There is another current class action lawsuit against Lending Club from borrowers who are claiming that LendingClub essentially extracted far more in fees than had been agreed. Certainly, the fact that fees paid by borrowers are about 4 times the fees paid by investors is not well disclosed on their website.
Fig 6: Proportion of Non-White Population by State
Figure 6 provides the non-White population per State for the whole of the continental U.S. as well as Hawaii and Alaksa. The states with the higher non-white populations are Mississippi, South Carolina, Hawaii and Alaska. Our intention here was to correlate this data with demographic data from the LendingClub to see if there was any preliminary evidence of discrimination.
Fig 7: Proportion of Bad Loans by State
Figure 7 takes this one step further by assessing the bad loans per state for all credit within the U.S. Note that this is LendingClub data.
Fig 8: Funded Loans per Capital by State
Finally, Figure 8 gives us loans per capita by State. Figures 6,7 and 8 give us a pretty good geographical picture or how LendingClub loans correlate by state and the concentration of the non-white population by state.

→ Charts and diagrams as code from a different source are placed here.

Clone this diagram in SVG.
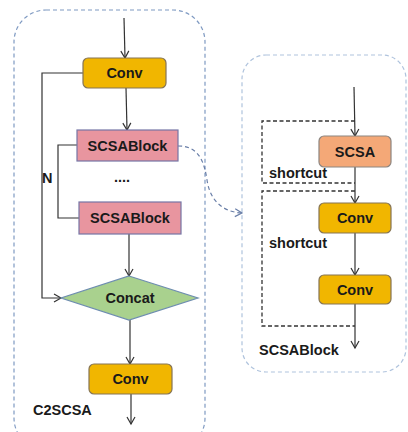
<svg xmlns="http://www.w3.org/2000/svg" width="408" height="432" viewBox="0 0 408 432">
  <style>
    .lbl { font-family: "Liberation Sans", Arial, sans-serif; font-weight: bold; font-size: 14.5px; fill: #1a1a1a; }
    .mid { text-anchor: middle; dominant-baseline: central; }
    .conv { fill: #F1B600; stroke: #857455; stroke-width: 1.2; }
    .blk { fill: #E8959F; stroke: #7676A6; stroke-width: 1.2; }
    .cat { fill: #A9D18E; stroke: #6E8DB0; stroke-width: 1.2; }
    .scsa { fill: #F4A877; stroke: #8C8580; stroke-width: 1.2; }
    .wire { fill: none; stroke: #333; stroke-width: 1.2; }
    .short { fill: none; stroke: #333; stroke-width: 1.3; stroke-dasharray: 4 2.5; }
    .frame { fill: none; stroke-width: 1.2; stroke-dasharray: 4 3; }
  </style>
  <defs>
    <marker id="arr" markerWidth="10" markerHeight="10" refX="8" refY="5" orient="auto" markerUnits="userSpaceOnUse">
      <path d="M1,1 L8,5 L1,9" fill="none" stroke="#333" stroke-width="1.2"/>
    </marker>
    <marker id="arrb" markerWidth="10" markerHeight="10" refX="8" refY="5" orient="auto" markerUnits="userSpaceOnUse">
      <path d="M1,1 L8,5 L1,9" fill="none" stroke="#6A7FA8" stroke-width="1.2"/>
    </marker>
  </defs>

  <!-- module frames -->
  <g id="frame-c2scsa">
    <rect class="frame" x="14" y="10" width="191" height="440" rx="32" stroke="#7F9AC2"/>
    <text class="lbl" x="33" y="415">C2SCSA</text>
  </g>
  <g id="frame-scsablock">
    <rect class="frame" x="242" y="55" width="164" height="317" rx="24" stroke="#AFC3DD"/>
    <text class="lbl" x="259" y="355">SCSABlock</text>
  </g>

  <!-- connectors -->
  <g id="connectors">
    <line class="wire" x1="124" y1="18" x2="125" y2="58" marker-end="url(#arr)"/>
    <line class="wire" x1="126" y1="88" x2="127" y2="130" marker-end="url(#arr)"/>
    <line class="wire" x1="129" y1="234" x2="129" y2="276" marker-end="url(#arr)"/>
    <line class="wire" x1="130" y1="320" x2="130" y2="364" marker-end="url(#arr)"/>
    <line class="wire" x1="131" y1="394" x2="131" y2="424" marker-end="url(#arr)"/>
    <polyline class="wire" points="83,73 42,73 42,298 61,298" marker-end="url(#arr)"/>
    <polyline class="wire" points="77,145 58,145 58,218 79,218"/>
    <text class="lbl" x="42" y="183">N</text>
    <text class="lbl" x="122" y="182" text-anchor="middle" fill="#444">....</text>

    <path d="M178,146 C198,146 204,160 207,180 C210,200 222,212 242,213" fill="none" stroke="#6A7FA8" stroke-width="1.2" stroke-dasharray="4 3" marker-end="url(#arrb)"/>

    <line class="wire" x1="354" y1="87" x2="355" y2="136" marker-end="url(#arr)"/>
    <line class="wire" x1="355" y1="167" x2="355" y2="203" marker-end="url(#arr)"/>
    <line class="wire" x1="355" y1="233" x2="355" y2="275" marker-end="url(#arr)"/>
    <line class="wire" x1="355" y1="304" x2="355" y2="348" marker-end="url(#arr)"/>
    <polyline class="short" points="355,121 262,121 262,183 355,183"/>
    <polyline class="short" points="355,191 262,191 262,326 355,326"/>
    <text class="lbl" x="269" y="178">shortcut</text>
    <text class="lbl" x="269" y="248">shortcut</text>
  </g>

  <!-- C2SCSA nodes -->
  <g id="conv-in">
    <rect class="conv" x="83" y="58" width="83" height="30" rx="5"/>
    <text class="lbl mid" x="124.5" y="73">Conv</text>
  </g>
  <g id="scsablock-1">
    <rect class="blk" x="77" y="130" width="101" height="31"/>
    <text class="lbl mid" x="127.5" y="145.5">SCSABlock</text>
  </g>
  <g id="scsablock-2">
    <rect class="blk" x="79" y="202" width="102" height="32"/>
    <text class="lbl mid" x="130" y="218">SCSABlock</text>
  </g>
  <g id="concat">
    <polygon class="cat" points="129,276 198,298 129,320 61,298"/>
    <text class="lbl mid" x="130" y="298">Concat</text>
  </g>
  <g id="conv-out">
    <rect class="conv" x="89" y="364" width="83" height="30" rx="5"/>
    <text class="lbl mid" x="130.5" y="379">Conv</text>
  </g>

  <!-- SCSABlock nodes -->
  <g id="scsa">
    <rect class="scsa" x="319" y="136" width="72" height="31" rx="5"/>
    <text class="lbl mid" x="355" y="151.5">SCSA</text>
  </g>
  <g id="conv-a">
    <rect class="conv" x="319" y="203" width="72" height="30" rx="5"/>
    <text class="lbl mid" x="355" y="218">Conv</text>
  </g>
  <g id="conv-b">
    <rect class="conv" x="319" y="275" width="72" height="29" rx="5"/>
    <text class="lbl mid" x="355" y="289.5">Conv</text>
  </g>
</svg>
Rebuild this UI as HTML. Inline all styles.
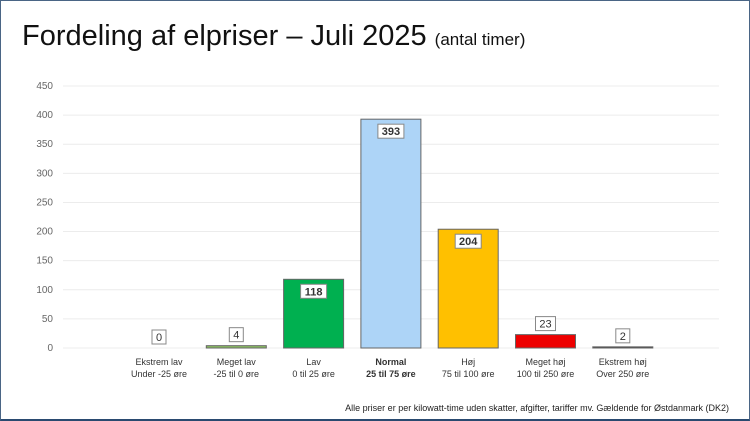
<!DOCTYPE html>
<html><head><meta charset="utf-8"><style>
body{margin:0;background:#fff;font-family:"Liberation Sans",sans-serif}
#f{position:relative;width:748px;height:418px;border:1px solid #4a6585;border-bottom:2px solid #2a4a70;overflow:hidden;background:#fff}
h1{position:absolute;left:21px;top:19px;margin:0;font-weight:normal;font-size:29px;color:#111}
h1 span{font-size:17px}
.foot{position:absolute;right:20px;top:402px;font-size:9px;color:#222}
</style></head><body>
<div id="f">
<h1>Fordeling af elpriser – Juli 2025 <span>(antal timer)</span></h1>
<svg id="c" width="748" height="400" style="position:absolute;left:0;top:0"></svg>
<div class="foot">Alle priser er per kilowatt-time uden skatter, afgifter, tariffer mv. Gældende for Østdanmark (DK2)</div>
</div>
<script>
const categories=["Ekstrem lav","Meget lav","Lav","Normal","Høj","Meget høj","Ekstrem høj"];
const subLabels=["Under -25 øre","-25 til 0 øre","0 til 25 øre","25 til 75 øre","75 til 100 øre","100 til 250 øre","Over 250 øre"];
const values=[0,4,118,393,204,23,2];
const colors=["#999","#8bc060","#00b050","#add4f7","#ffc000","#ee0000","#222"];
const yTicks=[0,50,100,150,200,250,300,350,400,450];
const NS="http://www.w3.org/2000/svg",svg=document.getElementById('c');
const y0=347,yTop=85,yMax=450;
const y=v=>y0-(v/yMax)*(y0-yTop);
const x=i=>158+i*77.3;
function el(t,a,txt){const e=document.createElementNS(NS,t);for(const k in a)e.setAttribute(k,a[k]);if(txt!==undefined)e.textContent=txt;svg.appendChild(e);return e;}
yTicks.forEach(t=>{
 const g=el('line',{x1:62,x2:718,y1:y(t),y2:y(t),stroke:'#ececec','stroke-width':1});
 
 
 const l=el('text',{x:52,y:y(t)+3,'text-anchor':'end','font-size':10,fill:'#666'},t);
 
 
});
values.forEach((v,i)=>{
 const cx=x(i),bt=y(v);
 if(v>0){const r=el('rect',{x:cx-30,y:bt,width:60,height:y0-bt,fill:colors[i],stroke:'#666','stroke-width':1});
 
 }
 const inside=v>50, ly=inside?bt+5:bt-18;
 const w=String(v).length*6+8;
 const b=el('rect',{x:cx-w/2,y:ly,width:w,height:14,fill:'#fff',stroke:'#888','stroke-width':1});
 
 
 const t=el('text',{x:cx,y:ly+11,'text-anchor':'middle','font-size':11,fill:'#333','font-weight':inside?'bold':'normal'},v);
 
 
 const bold=i===3?'bold':'normal';
 const c1=el('text',{x:cx,y:364,'text-anchor':'middle','font-size':9,fill:'#333','font-weight':bold},categories[i]);
 
 
 const c2=el('text',{x:cx,y:376,'text-anchor':'middle','font-size':9,fill:'#333','font-weight':bold},subLabels[i]);
 
 
});
</script>
</body></html>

Fig 9: Mean APY by State (LendingClub)
Figure 9 introduces profitability data into the geographic equation.
It is not possible to draw accurate or even preliminary conclusions from this limited geographic data. If we had had access to additional demographic information then we would have tried to replicated the methodogy that was outlined in the Reveal paper. One particularly difficult issue would have been trying to work out whether the fact that LendingClub is online is a factor in predicting the racial make-up of their clientele. Similarly, it may be that non-white borrowers are more open to borrowing on-line than whites as their access to capital from traditional sources is more limited.